I thought about not showing up for the appointment, but I showed up to argue my case and to avoid having them charge me for a missed appointment. When I got there, the receptionist asked the business manager to speak with me. The business manager told me she had only worked there for three weeks and that the doctors had sold their private practice to UCHealth. It was clear she believed that this freed UCHealth of any obligations to its newly acquired patients. She also told me that my appointment had been canceled, yet when I challenged her on it, she admitted she had no idea if that was actually true. She told me that the acquisition by UCHealth was effective August 1, 2017.

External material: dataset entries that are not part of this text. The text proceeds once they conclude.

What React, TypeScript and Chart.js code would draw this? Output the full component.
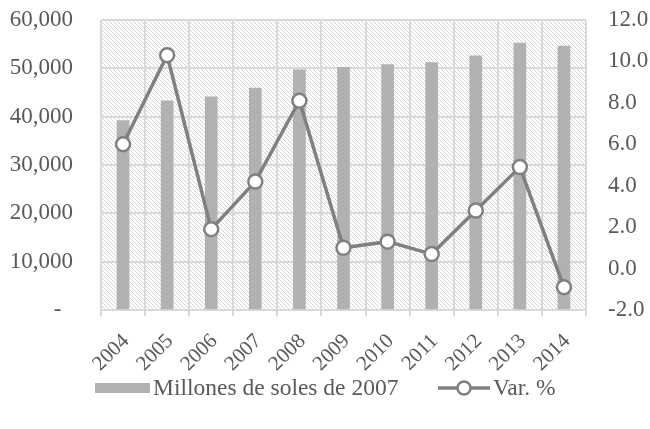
import React, { useEffect, useRef } from "react";
import { Chart, registerables } from "chart.js";

Chart.register(...registerables);

const years = ["2004", "2005", "2006", "2007", "2008", "2009", "2010", "2011", "2012", "2013", "2014"];
const millones = [39200, 43300, 44100, 45900, 49700, 50200, 50800, 51200, 52600, 55200, 54600];
const variacion = [6.0, 10.3, 1.9, 4.2, 8.1, 1.0, 1.3, 0.7, 2.8, 4.9, -0.9];
const barLabel = "Millones de soles de 2007";
const lineLabel = "Var. %";

const BAR_COLOR = "#b1b1b1";
const LINE_COLOR = "#808080";
const TEXT_COLOR = "#595959";
const GRID_COLOR = "#d9d9d9";
const FONT = "'Liberation Serif', 'Times New Roman', serif";

function makeHatch(): CanvasPattern | string {
  const c = document.createElement("canvas");
  c.width = 4;
  c.height = 4;
  const g = c.getContext("2d");
  if (!g) return "#ffffff";
  g.fillStyle = "#ffffff";
  g.fillRect(0, 0, 4, 4);
  g.fillStyle = "#d6d6d6";
  for (let i = 0; i < 4; i++) g.fillRect(i, i, 1, 1);
  const p = g.createPattern(c, "repeat");
  return p || "#ffffff";
}

export default function App() {
  const ref = useRef<HTMLCanvasElement | null>(null);

  useEffect(() => {
    if (!ref.current) return;
    const hatch = makeHatch();

    const hatchPlugin = {
      id: "hatchBg",
      beforeDraw(chart: any) {
        const { ctx, chartArea } = chart;
        if (!chartArea) return;
        ctx.save();
        ctx.fillStyle = hatch;
        ctx.fillRect(chartArea.left, chartArea.top, chartArea.right - chartArea.left, chartArea.bottom - chartArea.top);
        ctx.restore();
      },
    };

    const legendPlugin = {
      id: "customLegend",
      afterDraw(chart: any) {
        const { ctx, chartArea } = chart;
        const ds0 = chart.data.datasets[0];
        const ds1 = chart.data.datasets[1];
        const cy = chartArea.bottom + 78;
        ctx.save();
        ctx.font = `23.5px ${FONT}`;
        ctx.textBaseline = "middle";
        ctx.textAlign = "left";
        ctx.fillStyle = ds0.backgroundColor;
        ctx.fillRect(95, cy - 5, 55, 10);
        ctx.fillStyle = TEXT_COLOR;
        ctx.fillText(ds0.label, 153, cy + 1);
        ctx.strokeStyle = ds1.borderColor;
        ctx.lineWidth = 3.5;
        ctx.beginPath();
        ctx.moveTo(438, cy);
        ctx.lineTo(490, cy);
        ctx.stroke();
        ctx.beginPath();
        ctx.arc(464, cy, 6.5, 0, Math.PI * 2);
        ctx.fillStyle = "#ffffff";
        ctx.fill();
        ctx.lineWidth = 2.5;
        ctx.stroke();
        ctx.fillStyle = TEXT_COLOR;
        ctx.fillText(ds1.label, 493, cy + 1);
        ctx.restore();
      },
    };

    const fixPad = (s: any) => {
      s.paddingTop = 0;
      s.paddingBottom = 0;
    };

    const chart = new Chart(ref.current, {
      type: "bar",
      data: {
        labels: years,
        datasets: [
          {
            type: "bar",
            label: barLabel,
            data: millones,
            backgroundColor: BAR_COLOR,
            barThickness: 12,
            yAxisID: "y",
            order: 1,
          } as any,
          {
            type: "line",
            label: lineLabel,
            data: variacion,
            borderColor: LINE_COLOR,
            borderWidth: 3.5,
            pointRadius: 7,
            pointBorderWidth: 2.5,
            pointBackgroundColor: "#ffffff",
            pointBorderColor: LINE_COLOR,
            pointStyle: "circle",
            yAxisID: "y1",
            order: 0,
          } as any,
        ],
      },
      options: {
        animation: false,
        responsive: false,
        maintainAspectRatio: false,
        layout: { padding: { left: 0, right: 0, top: 20, bottom: 29 } },
        plugins: {
          tooltip: { enabled: false },
          legend: { display: false },
        },
        scales: {
          x: {
            offset: true,
            grid: {
              display: true,
              offset: true,
              color: GRID_COLOR,
              lineWidth: 2,
              drawTicks: true,
              tickLength: 6,
            },
            border: { display: true, color: GRID_COLOR, width: 2 },
            ticks: {
              color: TEXT_COLOR,
              font: { family: FONT, size: 21 },
              minRotation: 45,
              maxRotation: 45,
              autoSkip: false,
              padding: 13,
              labelOffset: 3,
            },
            afterFit: (s: any) => {
              s.height = 90;
            },
          } as any,
          y: {
            position: "left",
            min: 0,
            max: 60000,
            grid: { color: GRID_COLOR, lineWidth: 2, drawTicks: false },
            border: { display: false },
            ticks: {
              stepSize: 10000,
              color: TEXT_COLOR,
              font: { family: FONT, size: 23 },
              padding: 28,
              callback: (v: any) => (Number(v) === 0 ? "-  " : Number(v).toLocaleString("en-US")),
            },
            afterFit: (s: any) => {
              s.width = 101;
              fixPad(s);
            },
          } as any,
          y1: {
            position: "right",
            min: -2,
            max: 12,
            grid: { display: false, drawTicks: false },
            border: { display: false },
            ticks: {
              stepSize: 2,
              color: TEXT_COLOR,
              font: { family: FONT, size: 23 },
              padding: 22,
              callback: (v: any) => Number(v).toFixed(1),
            },
            afterFit: (s: any) => {
              s.width = 64;
              fixPad(s);
            },
          } as any,
        },
      },
      plugins: [hatchPlugin, legendPlugin],
    });

    return () => chart.destroy();
  }, []);

  return (
    <div style={{ position: "fixed", left: 0, top: 0, width: 650, height: 429, background: "#ffffff" }}>
      <canvas ref={ref} width={650} height={429} style={{ display: "block", width: 650, height: 429 }} />
    </div>
  );
}
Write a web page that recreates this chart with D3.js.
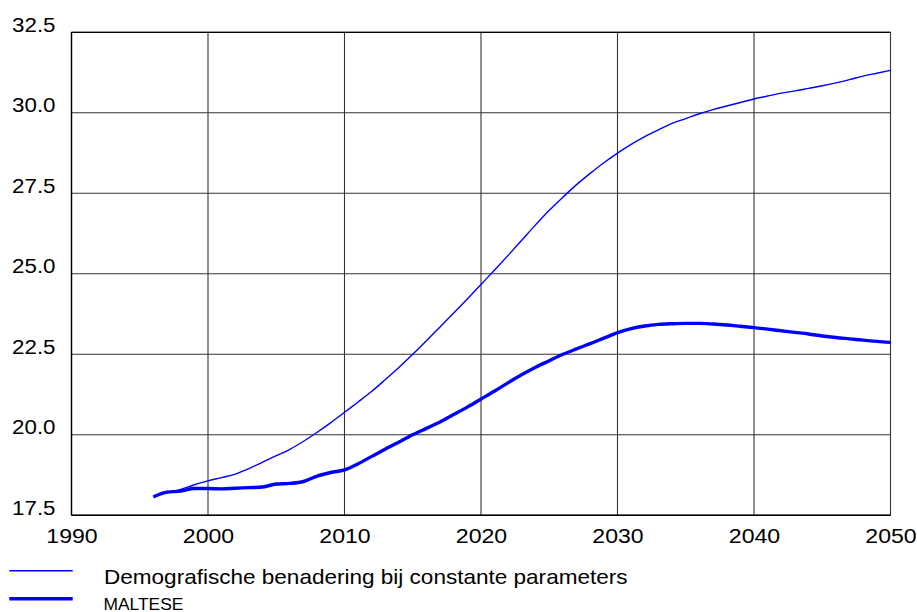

I asked to see my PCP one last time for long-term advice and to obtain one more prescription for generic prescription painkillers for my neck, especially given that it was nearly the end of the month and it would be a clean break. She refused in a corporate manner. She told me that I could sign a new treatment plan and agree to pay all charges. I asked if this paperwork would state that I agreed to pay the cash price. She told me that the agreement was of a generic nature and would not have any limits on my liability. I refused and left.
In fact, any corporate acquisition involves the acceptance of both assets and liabilities unless the creditors agree. UCHealth could have given me advance notice of the problem -- August 1 would have been a good date -- so I would have had plenty of time to find a new doctor.
The Colorado version of Obamacare does not allow customers to switch plans in the middle of the year unless it is for a life-changing event, e.g. adopting a child. It is not possible for me to switch plans to accommodate UCHealth, not to mention that it is nearly time to choose a plan for 2018.
I first had to look through the list of doctors to find one accepting new patients, call to see how long the wait for an appointment was, and then change PCPs. Luckily I had nothing important to do that day so I was able to change PCPs and make an appointment for early October. Cigna told me it will not mail a new ID card because it is already preparing for 2018.
Cigna told me that my PCP was still officially the original doctor, as UCHealth had not notified them of any changes, with PCPs being the gateway for all treatment unless one wants to pay the out-of-network price. And UCHealth sent me two emails at the very end of September explaining that the office was moving to a different location effective October 2.
UCHealth unilaterally eliminated all but emergency coverage for September and possibly August as well. UCHealth will never tell me the truth, so I will never know if I actually had no coverage in August or if events were triggered by the business manager when she started work at the beginning of September.